After two days, there were no vacancies.
“And all we did is advertise on social media. There seems to be a real interest for the recruits to want to come to these camps,” Gwin said.
Equestrian summer camps run by NCEA teams have grown in recent years, with programs developing their own philosophy on how they operate. The one thing that is constant between them – it’s an opportunity for young riders to learn about the next level of competition.
About five years ago, Oklahoma State coach Larry Sanchez restructured his camps to focus on what it takes to compete at the NCEA level. He goes over eligibility requirements, compliance and recruiting rules with parents and athletes so they have a full understanding of the process.
Once camp starts, it’s a week of riding unfamiliar horses on a training schedule similar to what his team faces during the school year.
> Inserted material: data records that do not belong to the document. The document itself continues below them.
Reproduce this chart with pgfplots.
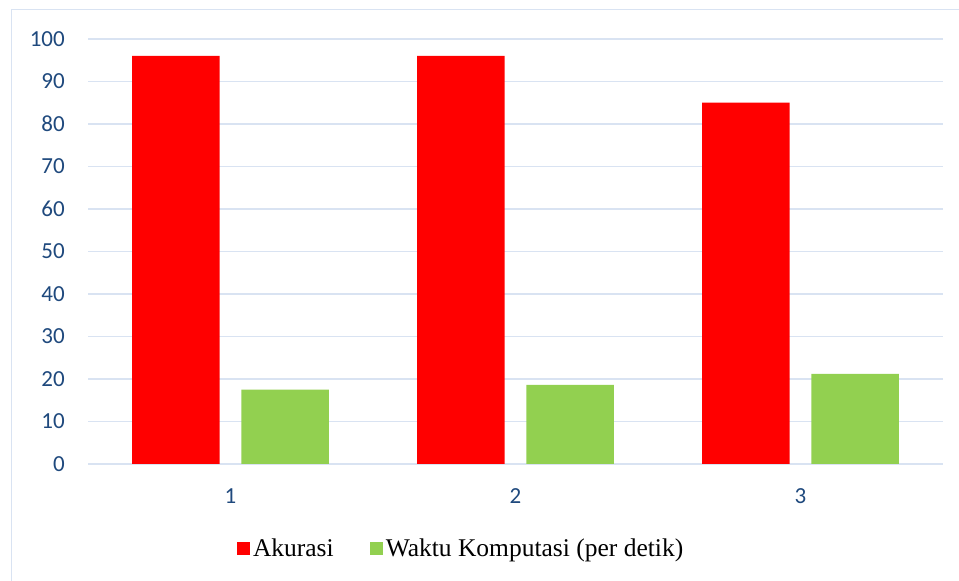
\documentclass[border=0pt]{standalone}
\usepackage{fontspec}
\setmainfont{Liberation Serif}
\newfontfamily\tickfont{Carlito}
\usepackage{pgfplots}
\pgfplotsset{compat=1.18}
\definecolor{gridblue}{RGB}{217,227,242}
\definecolor{tickblue}{RGB}{31,73,125}
\definecolor{barred}{RGB}{255,0,0}
\definecolor{bargreen}{RGB}{146,208,80}
\begin{document}
\begin{tikzpicture}
\path[use as bounding box] (0,0) rectangle (959bp,581bp);
\draw[gridblue, line width=1.5bp] (11.5bp,0) -- (11.5bp,571.5bp) -- (959bp,571.5bp);
\begin{axis}[
  at={(88bp,117bp)}, anchor=south west,
  scale only axis, width=855bp, height=425bp,
  ybar=21.7bp, bar width=87.5bp,
  xmin=0.5, xmax=3.5, ymin=0, ymax=100,
  xtick={1,2,3}, xticklabels={1,2,3},
  ytick={0,10,...,100},
  major tick length=0pt,
  axis line style={draw=none},
  ymajorgrids, grid style={gridblue, line width=1.5bp},
  /pgf/number format/assume math mode=true,
  ticklabel style={font=\tickfont\fontsize{23bp}{27bp}\selectfont, text=tickblue},
  yticklabel style={inner sep=0pt, xshift=-23bp},
  xticklabel style={inner sep=0pt, yshift=-24bp},
  legend columns=2,
  legend style={at={(0.437,-0.198)}, anchor=center, draw=none, fill=none,
    font=\fontsize{25.5bp}{30bp}\selectfont,
    /tikz/every even column/.append style={column sep=33bp},
    nodes={inner sep=3bp}},
  legend image code/.code={\fill[#1] (0bp,-6.5bp) rectangle (13bp,6.5bp);},
]
\addplot[fill=barred, draw=none] coordinates {(1,96) (2,96) (3,85)};
\addlegendentry{Akurasi}
\addplot[fill=bargreen, draw=none] coordinates {(1,17.5) (2,18.6) (3,21.2)};
\addlegendentry{Waktu Komputasi (per detik)}
\end{axis}
\end{tikzpicture}
\end{document}
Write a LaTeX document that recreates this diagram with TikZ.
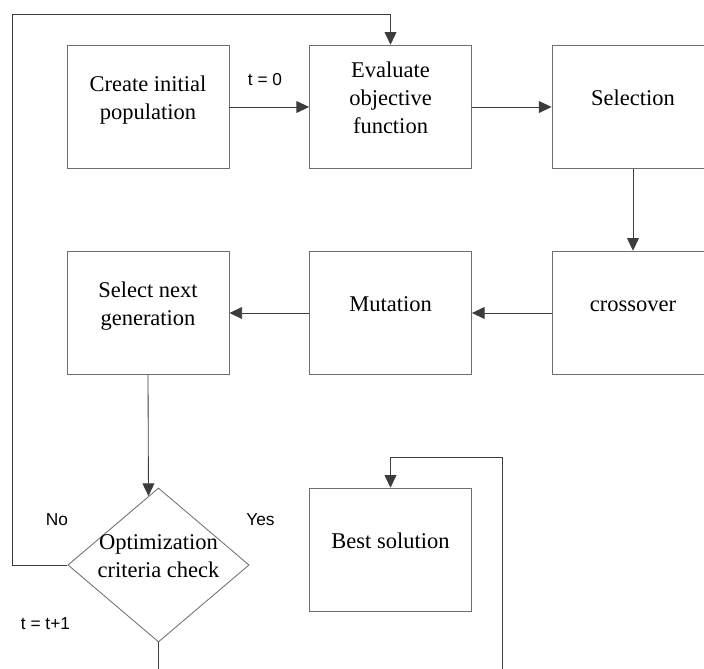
\documentclass[tikz,border=0pt]{standalone}
\usepackage{fontspec}
\setmainfont{Liberation Serif}
\newfontfamily\labelfont{Liberation Sans}
\definecolor{edgegray}{HTML}{6E6E6E}
\definecolor{linegray}{HTML}{3C3C3C}
\usetikzlibrary{calc, shapes.geometric, arrows.meta}
\newcommand{\boxlines}[1]{\raisebox{1pt}[0pt][0pt]{\begin{tabular}{@{}c@{}}#1\end{tabular}}}

\begin{document}
\begin{tikzpicture}[x=0.025cm, y=-0.025cm,
  stage/.style={draw=edgegray, line width=0.6pt, minimum width=4.05cm, minimum height=3.09cm, inner sep=0pt, font=\fontsize{16}{20}\selectfont},
  check/.style={stage, diamond, minimum width=4.53cm, minimum height=3.85cm},
  flow/.style={draw=linegray, line width=0.6pt, -{Triangle[length=9pt, width=8.4pt]}},
  lbl/.style={font=\labelfont\fontsize{12.3}{14}\selectfont, inner sep=0pt}]
  \useasboundingbox (0,0) rectangle (704,669);
  \clip (0,0) rectangle (704,669);

  % first row
  \node[stage] (init) at (148,107) {\boxlines{Create initial\\population}};
  \node[stage] (eval) at (390.5,107) {\boxlines{Evaluate\\objective\\function}};
  \node[stage] (sel) at (633,107) {\boxlines{Selection}};

  % second row
  \node[stage] (cross) at (633,313) {\boxlines{crossover}};
  \node[stage] (mut) at (390.5,313) {\boxlines{Mutation}};
  \node[stage] (nextgen) at (148,313) {\boxlines{Select next\\generation}};

  % check and result
  \node[check] (opt) at (158.5,565) {\boxlines{Optimization\\criteria check}};
  \node[stage] (best) at (390.5,550) {\boxlines{Best solution}};

  % main loop
  \draw[flow] (init) -- (eval);
  \draw[flow] (eval) -- (sel);
  \draw[flow] (sel) -- (cross);
  \draw[flow] (cross) -- (mut);
  \draw[flow] (mut) -- (nextgen);
  \draw[flow] (nextgen.south) -- ($(opt.north)!0.11!(opt.west)$);

  % No: back to the evaluation
  \coordinate (ltop) at (12,14);
  \draw[flow] (opt.west) -| (ltop) -| (eval.north);

  % Yes: out at the bottom and round to the best solution
  \coordinate (lbot) at (502,700);
  \coordinate (rtop) at (502,457);
  \draw[flow] (opt.south) |- (lbot) -- (rtop) -| (best.north);

  % labels
  \node[lbl] (tzero) at (265,80) {t = 0};
  \node[lbl] (no) at (57,520) {No};
  \node[lbl] (yes) at (260.5,520) {Yes};
  \node[lbl] (tnext) at (45.5,624) {t = t+1};
\end{tikzpicture}
\end{document}
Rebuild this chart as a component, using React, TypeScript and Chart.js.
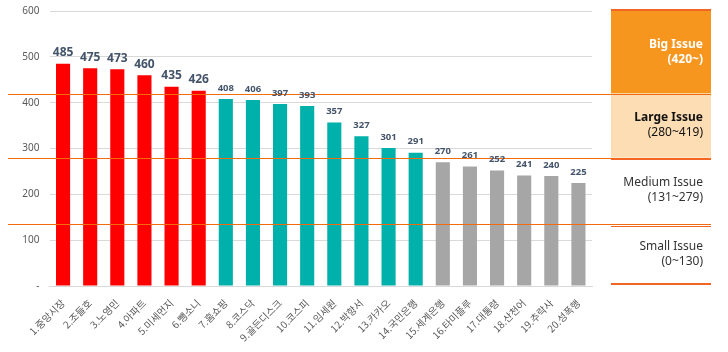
import React, { useEffect, useRef } from "react";
import Chart from "chart.js/auto";

const categories = [
  "1.중앙시장", "2.조들호", "3.노영민", "4.아파트", "5.미세먼지",
  "6.뺑소니", "7.홈쇼핑", "8.코스닥", "9.골든디스크", "10.코스피",
  "11.임세원", "12.박항서", "13.카카오", "14.국민은행", "15.세계은행",
  "16.타미플루", "17.대통령", "18.산천어", "19.추락사", "20.성폭행",
];
const values = [485, 475, 473, 460, 435, 426, 408, 406, 397, 393, 357, 327, 301, 291, 270, 261, 252, 241, 240, 225];

const yTicks = [0, 100, 200, 300, 400, 500, 600];
const bandTitles = ["Big Issue", "Large Issue", "Medium Issue", "Small Issue"];
const bandRanges = ["(420~)", "(280~419)", "(131~279)", "(0~130)"];
const bandBounds = [600, 420, 280, 135, 0];

const RED = "#FF0000";
const TEAL = "#00B0AA";
const GRAY = "#A6A6A6";
const ORANGE_LINE = "#F26B0F";

const barColor = (v: number) => (v >= 420 ? RED : v >= 280 ? TEAL : GRAY);

const overlayPlugin = {
  id: "overlay",
  beforeDatasetsDraw(chart: any) {
    const ctx = chart.ctx;
    const y = chart.scales.y;
    const x0 = 611;
    const x1 = 711;
    const yTop = y.getPixelForValue(bandBounds[0]) - 1;
    const y1 = y.getPixelForValue(bandBounds[1]);
    const y2 = y.getPixelForValue(bandBounds[2]);
    ctx.save();
    ctx.fillStyle = "#F7961E";
    ctx.fillRect(x0, yTop, x1 - x0, y1 - yTop);
    ctx.fillStyle = "#FDDDB3";
    ctx.fillRect(x0, y1, x1 - x0, y2 - y1);
    ctx.restore();
  },
  afterDatasetsDraw(chart: any) {
    const ctx = chart.ctx;
    const y = chart.scales.y;
    const x0 = 611;
    const x1 = 711;
    ctx.save();
    // threshold lines across
    ctx.fillStyle = ORANGE_LINE;
    for (let i = 1; i <= 3; i++) {
      const py = Math.round(y.getPixelForValue(bandBounds[i]));
      ctx.fillRect(8, py, x1 - 8, 1);
    }
    // box borders
    const yTop = Math.round(y.getPixelForValue(bandBounds[0])) - 1;
    ctx.fillStyle = "#F26522";
    ctx.fillRect(x0, yTop - 1, x1 - x0, 2);
    ctx.fillRect(x0, Math.round(y.getPixelForValue(bandBounds[2])), x1 - x0, 2);
    const y3 = Math.round(y.getPixelForValue(bandBounds[3]));
    ctx.fillRect(x0, y3 + 2, x1 - x0, 1);
    const yBot = Math.round(y.getPixelForValue(bandBounds[4])) - 3;
    ctx.fillRect(x0, yBot, x1 - x0, 2);

    // band texts
    const tx = 703;
    ctx.textAlign = "right";
    ctx.textBaseline = "middle";
    for (let i = 0; i < 4; i++) {
      const top = y.getPixelForValue(bandBounds[i]);
      const bot = y.getPixelForValue(bandBounds[i + 1]);
      const mid = (top + bot) / 2;
      if (i === 0) ctx.fillStyle = "#FFFFFF";
      else if (i === 1) ctx.fillStyle = "#111111";
      else ctx.fillStyle = "#333333";
      const bold = i < 2 ? "bold " : "";
      ctx.font = bold + "12px 'Noto Sans', sans-serif";
      ctx.fillText(bandTitles[i], tx, mid - 8);
      ctx.font = (i === 0 ? "bold " : "") + "12px 'Noto Sans', sans-serif";
      ctx.fillText(bandRanges[i], tx, mid + 7);
    }

    // data labels
    const meta = chart.getDatasetMeta(0);
    ctx.fillStyle = "#44546A";
    ctx.textAlign = "center";
    meta.data.forEach((bar: any, i: number) => {
      const v = values[i];
      ctx.font = v >= 420 ? "bold 12px 'Open Sans', sans-serif" : "bold 9.5px 'Open Sans', sans-serif";
      ctx.fillText(String(v), bar.x, bar.y - 11);
    });
    ctx.restore();
  },
};

export default function App() {
  const ref = useRef<HTMLCanvasElement | null>(null);
  useEffect(() => {
    if (!ref.current) return;
    const chart = new Chart(ref.current, {
      type: "bar",
      data: {
        labels: categories,
        datasets: [
          {
            data: values,
            backgroundColor: values.map(barColor),
            barPercentage: 0.52,
            categoryPercentage: 1,
          },
        ],
      },
      options: {
        responsive: false,
        animation: false,
        layout: { padding: { top: 11, right: 136, left: 0, bottom: 0 } },
        plugins: { legend: { display: false }, tooltip: { enabled: false } },
        scales: {
          x: {
            grid: { display: false },
            border: { color: "#D9D9D9" },
            ticks: {
              minRotation: 45,
              maxRotation: 45,
              autoSkip: false,
              color: "#595959",
              font: { size: 10, family: "'Noto Sans CJK KR', sans-serif" },
            },
            afterFit: (s: any) => {
              s.height = 66;
            },
          },
          y: {
            min: 0,
            max: 600,
            afterBuildTicks: (s: any) => {
              s.ticks = yTicks.map((v) => ({ value: v }));
            },
            ticks: {
              padding: 10,
              color: "#595959",
              font: { size: 10, family: "'Noto Sans', sans-serif" },
              callback: (v: any) => (Number(v) === 0 ? "-" : String(v)),
            },
            grid: { color: "#D9D9D9", drawTicks: false },
            border: { display: false },
            afterFit: (s: any) => {
              s.width = 49.5;
              s.paddingTop = 6;
              s.paddingBottom = 6;
            },
          },
        },
      },
      plugins: [overlayPlugin],
    });
    return () => chart.destroy();
  }, []);
  return (
    <div style={{ position: "fixed", left: 0, top: 0, width: 728, height: 352, background: "#fff" }}>
      <canvas ref={ref} width={728} height={352} style={{ display: "block" }} />
    </div>
  );
}
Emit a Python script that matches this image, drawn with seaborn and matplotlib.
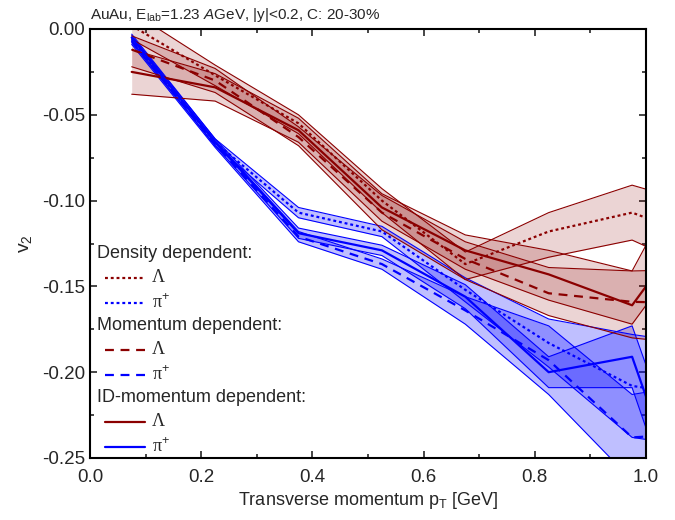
import numpy as np
import pandas as pd
import matplotlib
matplotlib.use("Agg")
import matplotlib.pyplot as plt
import seaborn as sns
from matplotlib.ticker import MultipleLocator, FormatStrFormatter

# ---------------- data ----------------
pt = [0.075, 0.225, 0.375, 0.525, 0.675, 0.825, 0.975, 1.125]

# Lambda
dens_L = [0.002, -0.027, -0.055, -0.100, -0.137, -0.118, -0.107, -0.125]
dens_L_lo = [-0.006, -0.033, -0.061, -0.107, -0.146, -0.133, -0.123, -0.145]
dens_L_hi = [0.010, -0.021, -0.050, -0.093, -0.130, -0.107, -0.091, -0.105]

mom_L = [-0.012, -0.030, -0.063, -0.107, -0.134, -0.154, -0.159, -0.160]
mom_L_lo = [-0.022, -0.037, -0.068, -0.117, -0.146, -0.167, -0.180, -0.185]
mom_L_hi = [-0.004, -0.023, -0.057, -0.097, -0.124, -0.139, -0.141, -0.140]

idm_L = [-0.025, -0.034, -0.059, -0.104, -0.129, -0.143, -0.161, -0.095]
idm_L_lo = [-0.038, -0.042, -0.066, -0.112, -0.140, -0.158, -0.172, -0.106]
idm_L_hi = [-0.012, -0.026, -0.052, -0.096, -0.120, -0.129, -0.141, -0.051]

# pi+
dens_P = [-0.006, -0.066, -0.107, -0.118, -0.152, -0.183, -0.208, -0.215]
dens_P_err = [0.002, 0.002, 0.003, 0.003, 0.007, 0.014, 0.030, 0.030]

mom_P = [-0.007, -0.067, -0.121, -0.137, -0.164, -0.193, -0.238, -0.235]
mom_P_err = [0.002, 0.002, 0.003, 0.003, 0.008, 0.020, 0.025, 0.030]

idm_P = [-0.005, -0.066, -0.119, -0.129, -0.156, -0.200, -0.191, -0.330]
idm_P_err = [0.002, 0.002, 0.003, 0.003, 0.007, 0.009, 0.018, 0.020]

models = ["Density dependent:", "Momentum dependent:", "ID-momentum dependent:"]
species = ["Λ", "π+"]

RED = "#8B0000"
BLUE = "#0000FF"

# ---------------- style ----------------
sns.set_style("ticks")
plt.rcParams["font.family"] = ["Liberation Sans", "DejaVu Sans"]
plt.rcParams["mathtext.fontset"] = "custom"
plt.rcParams["mathtext.rm"] = "Liberation Sans"
plt.rcParams["mathtext.it"] = "Liberation Sans:italic"
plt.rcParams["mathtext.bf"] = "Liberation Sans:bold"
plt.rcParams["axes.unicode_minus"] = False

fig = plt.figure(figsize=(6.75, 5.2), dpi=100)
ax = fig.add_axes([90 / 675, 1 - 458 / 520, 556 / 675, 429 / 520])

# long table for seaborn
rows = []
series = {
    ("Density dependent:", "Λ"): dens_L,
    ("Momentum dependent:", "Λ"): mom_L,
    ("ID-momentum dependent:", "Λ"): idm_L,
    ("Density dependent:", "π+"): dens_P,
    ("Momentum dependent:", "π+"): mom_P,
    ("ID-momentum dependent:", "π+"): idm_P,
}
for (m, s), vals in series.items():
    for xv, yv in zip(pt, vals):
        rows.append({"pt": xv, "v2": yv, "model": m, "species": s})
df = pd.DataFrame(rows)

# bands
pt_a = np.array(pt)
bands = [
    (list(np.array(dens_P) - np.array(dens_P_err)), list(np.array(dens_P) + np.array(dens_P_err)), BLUE),
    (list(np.array(mom_P) - np.array(mom_P_err)), list(np.array(mom_P) + np.array(mom_P_err)), BLUE),
    (list(np.array(idm_P) - np.array(idm_P_err)), list(np.array(idm_P) + np.array(idm_P_err)), BLUE),
    (dens_L_lo, dens_L_hi, RED),
    (mom_L_lo, mom_L_hi, RED),
    (idm_L_lo, idm_L_hi, RED),
]
for lo, hi, c in bands:
    a = 0.17 if c == RED else 0.25
    ax.fill_between(pt_a, lo, hi, color=c, alpha=a, linewidth=0)
    ax.plot(pt_a, lo, color=c, lw=0.8)
    ax.plot(pt_a, hi, color=c, lw=0.8)

dash_map = {
    "Density dependent:": (1.3, 1.3),
    "Momentum dependent:": (4, 3),
    "ID-momentum dependent:": "",
}
sns.lineplot(data=df, x="pt", y="v2", hue="species", style="model",
             palette={"Λ": RED, "π+": BLUE}, dashes=dash_map,
             estimator=None, sort=True, legend=False, lw=1.6, ax=ax)

# ---------------- axes ----------------
ax.set_xlim(0.0, 1.0)
ax.set_ylim(-0.25, 0.0)
ax.xaxis.set_major_locator(MultipleLocator(0.2))
ax.xaxis.set_minor_locator(MultipleLocator(0.1))
ax.yaxis.set_major_locator(MultipleLocator(0.05))
ax.yaxis.set_minor_locator(MultipleLocator(0.025))
ax.xaxis.set_major_formatter(FormatStrFormatter("%.1f"))
ax.yaxis.set_major_formatter(FormatStrFormatter("%.2f"))
ax.tick_params(which="both", direction="in", top=True, right=True,
               labelsize=13.5, width=1.2)
ax.tick_params(axis="x", which="major", pad=8)
ax.tick_params(which="major", length=5)
ax.tick_params(which="minor", length=3)
for sp in ax.spines.values():
    sp.set_linewidth(1.5)
    sp.set_color("black")
    sp.set_visible(True)

ax.set_xlabel("Transverse momentum p$_{\\rm T}$ [GeV]", fontsize=13, labelpad=3)
ax.set_ylabel("v$_{2}$", fontsize=14, labelpad=6)
ax.text(0.0, 1.012, "AuAu, E$_{\\rm lab}$=1.23 $A$GeV, |y|<0.2, C: 20-30%",
        transform=ax.transAxes, fontsize=11, ha="left", va="bottom")

# ---------------- legend (manual) ----------------
def fx(px):
    return (px - 90) / 556

def fy(py):
    return (458 - py) / 429

ys_pix = [253, 278, 303, 326, 350, 375, 398, 422, 447]
k = 0
for m in models:
    ax.text(fx(97), fy(ys_pix[k]), m, transform=ax.transAxes, fontsize=13,
            ha="left", va="center")
    k += 1
    for s, c, lab in [("Λ", RED, "Λ"), ("π+", BLUE, "π$^{+}$")]:
        d = dash_map[m]
        line = ax.plot([fx(105), fx(145)], [fy(ys_pix[k])] * 2, color=c, lw=1.6,
                       transform=ax.transAxes, clip_on=False)[0]
        if d:
            line.set_dashes(d)
        ax.text(fx(152), fy(ys_pix[k]), lab, transform=ax.transAxes, fontsize=13,
                ha="left", va="center", family=["Liberation Serif", "DejaVu Serif"])
        k += 1

fig.savefig("out.png", dpi=100)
At the end of the week, campers take part in a mock meet that is scored under NCEA rules.
“By the time they leave the camp, they are very well-versed on what it takes to be recruited and how to position themselves to be recruited, and then once they get on a team what to expect,” Sanchez said.
At Sweet Briar College, coach Mimi Wroten keeps her camps small (10 athletes or less) to maximize training. The Vixens, a Division III school, took part in the NCEA Championship for the first time earlier this year, so elements of that format were added to this year’s camp.
With every rider having a different skill set, Wroten tries to give everyone individualized coaching during the process.
“(By keeping the camp smaller) it helps us have a good variety of horses that each student gets to ride and learn from, as well as they get to ride and learn from several different coaches and instructors we have,” Wroten said.
Attending a camp is a good place to set a foundation, but it’s not a guarantee to becoming a collegiate rider. Sanchez estimates he receives up to 400 videos from prospective student-athletes, but on average the team brings in just 12-13 new riders each year.
While recently looking through old camp photos, Wroten found a 2015 group shot of six riders, five of which are now on the Sweet Briar team. She called it “a good year,” but obviously something that doesn’t happen every time.
Gwin stressed the importance of learning about the sport, the coaches and the school during a camp visit. Understanding the level of competition and requirements to compete at the NCEA level is important.
While equestrian is individualized, it’s also important to grasp the team concept. It’s something that needs to be experienced to be understood.
“The best part of NCEA and NCAA riding is they get to participate in this as a team,” Gwin said. “I think that the camp really kind of shows them that because if you’re not on a horse during the camp, you’re watching your other teammates on horses and kind of getting to know those horses and learning a little bit. We really tried to keep the camps interactive so the kids get to know each other.”